Certain health problems, whether major or minor, can affect your physical activity and limit one’s level of intensity and effort while working out. Since there are many health benefits gained from exercising, it is important to find a work out plan that is best for your body.

“One of the most important things to do when you have health problems is to make sure you understand your limits,” said Jillian Helvey, graduate assistant and certified athletic trainer at California Baptist University. “Work with a trainer or doctor to come up with a physical activity plan that matches your abilities.”

It is important to understand the level of intensity the body can handle. For those who have not exercised in a while, start slowly and build up gradually.  According to the Mayo Clinic, a nonprofit medical research organization, this can be made easier by setting exercise goals with a doctor in order to progress smoothly.

Certain types of exercise can help manage symptoms and improve your health depending on the health problem. Mayo Clinic’s website states that regular endurance, aerobic and strength exercises are important for people diagnosed with diabetes in order to lower blood sugar levels.

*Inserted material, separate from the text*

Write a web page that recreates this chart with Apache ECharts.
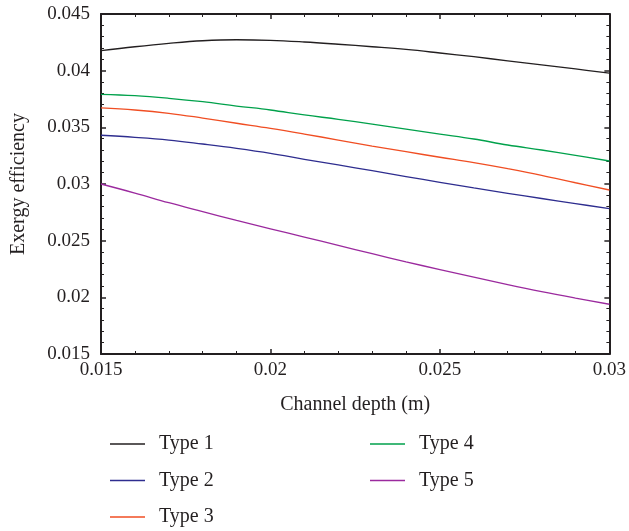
<!DOCTYPE html>
<html>
<head>
<meta charset="utf-8">
<script src="https://cdn.jsdelivr.net/npm/echarts@6/dist/echarts.min.js"></script>
<style>
html, body { margin: 0; padding: 0; background: #fff; }
#main { width: 629px; height: 531px; }
</style>
</head>
<body>
<div id="main"></div>
<script>
// channel depth (m)
var depth = [0.015, 0.016, 0.017, 0.018, 0.019, 0.020, 0.021, 0.022,
             0.023, 0.024, 0.025, 0.026, 0.027, 0.028, 0.029, 0.030];

// exergy efficiency
var type1 = [0.04176, 0.04211, 0.04241, 0.04264, 0.04273, 0.04268, 0.04253, 0.04233,
             0.04211, 0.04187, 0.04156, 0.04123, 0.04087, 0.04051, 0.04015, 0.03979];
var type2 = [0.0343, 0.03412, 0.03388, 0.03353, 0.03315, 0.03271, 0.03218, 0.03168,
             0.03118, 0.03066, 0.03015, 0.02965, 0.02918, 0.02872, 0.02827, 0.02782];
var type3 = [0.03671, 0.03653, 0.03624, 0.03582, 0.03536, 0.03491, 0.03441, 0.03388,
             0.03335, 0.03285, 0.03236, 0.03188, 0.03135, 0.03077, 0.03011, 0.02947];
var type4 = [0.03791, 0.03779, 0.03756, 0.03726, 0.03688, 0.03653, 0.03609, 0.03571,
             0.03529, 0.03485, 0.03441, 0.03397, 0.03344, 0.033, 0.03253, 0.03203];
var type5 = [0.0300, 0.0292, 0.02835, 0.02756, 0.02678, 0.02604, 0.02532, 0.02458,
             0.02385, 0.02313, 0.02245, 0.02178, 0.02112, 0.0205, 0.01993, 0.01939];

var names = ['Type 1', 'Type 2', 'Type 3', 'Type 4', 'Type 5'];
var colors = ['#231f20', '#2e2d8f', '#f04e23', '#00a14b', '#9b2a9e'];
var values = [type1, type2, type3, type4, type5];

var font = 'Liberation Serif';
var ink = '#231f20';

function pairs(ys) {
    var out = [];
    for (var i = 0; i < depth.length; i++) {
        out.push([depth[i], ys[i]]);
    }
    return out;
}

function frameAxis(opts) {
    var base = {
        type: 'value',
        axisLine: { show: true, onZero: false, lineStyle: { color: ink, width: 2 } },
        axisTick: { show: true, inside: true, length: 5, lineStyle: { color: ink, width: 1.5 } },
        minorTick: { show: true, splitNumber: 5, length: 3, lineStyle: { color: ink, width: 1 } },
        splitLine: { show: false },
        minorSplitLine: { show: false }
    };
    return Object.assign(base, opts);
}

var myChart = echarts.init(document.getElementById('main'));

var series = [];
for (var k = 0; k < names.length; k++) {
    series.push({
        name: names[k],
        type: 'line',
        smooth: 0.4,
        symbol: 'none',
        data: pairs(values[k]),
        lineStyle: { color: colors[k], width: 1.3 },
        itemStyle: { color: colors[k] }
    });
}

var legendText = { fontFamily: font, fontSize: 20, color: ink, padding: [0, 0, 0, 9] };

function legendCol(items, left) {
    return {
        data: items,
        orient: 'vertical',
        left: left, top: 434,
        padding: 0,
        icon: 'rect',
        itemWidth: 35, itemHeight: 1.6, itemGap: 16.5,
        textStyle: legendText
    };
}

var option = {
    animation: false,
    grid: { left: 101, right: 17, top: 14, bottom: 177 },
    xAxis: [
        frameAxis({
            min: 0.015, max: 0.03, interval: 0.005,
            position: 'bottom',
            name: 'Channel depth (m)',
            nameLocation: 'middle',
            nameGap: 41,
            nameTextStyle: { fontFamily: font, fontSize: 20, color: ink },
            axisLabel: { fontFamily: font, fontSize: 19, color: ink, margin: 7 }
        }),
        frameAxis({
            min: 0.015, max: 0.03, interval: 0.005,
            position: 'top',
            axisLabel: { show: false }
        })
    ],
    yAxis: [
        frameAxis({
            min: 0.015, max: 0.045, interval: 0.005,
            position: 'left',
            name: 'Exergy efficiency',
            nameLocation: 'middle',
            nameGap: 72,
            nameTextStyle: { fontFamily: font, fontSize: 20, color: ink },
            axisLabel: { fontFamily: font, fontSize: 19, color: ink, margin: 11 }
        }),
        frameAxis({
            min: 0.015, max: 0.045, interval: 0.005,
            position: 'right',
            axisLabel: { show: false }
        })
    ],
    legend: [
        legendCol(names.slice(0, 3), 110),
        legendCol(names.slice(3), 370)
    ],
    series: series
};

myChart.setOption(option);
</script>
</body>
</html>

Morgan Barrows, kinesiology graduate student and women’s water polo team member, grew up with asthma and chose swimming and water polo as her main source of exercising.

“Working out in the pool has always been a better option for me since running can be harder on my breathing,” Barrows said. “Now, my asthma doesn’t really affect me because it is something I have lived with and I am able to control. I know my limits and when I need to take a break and use an inhaler.”

Certain health problems may get in the way of exercising, but it is important to stay active. According to the Mayo Clinic website, even 60 minutes a week of moderate-intensity aerobic exercise, such as riding a bike or walking around the block, helps promote a healthy body.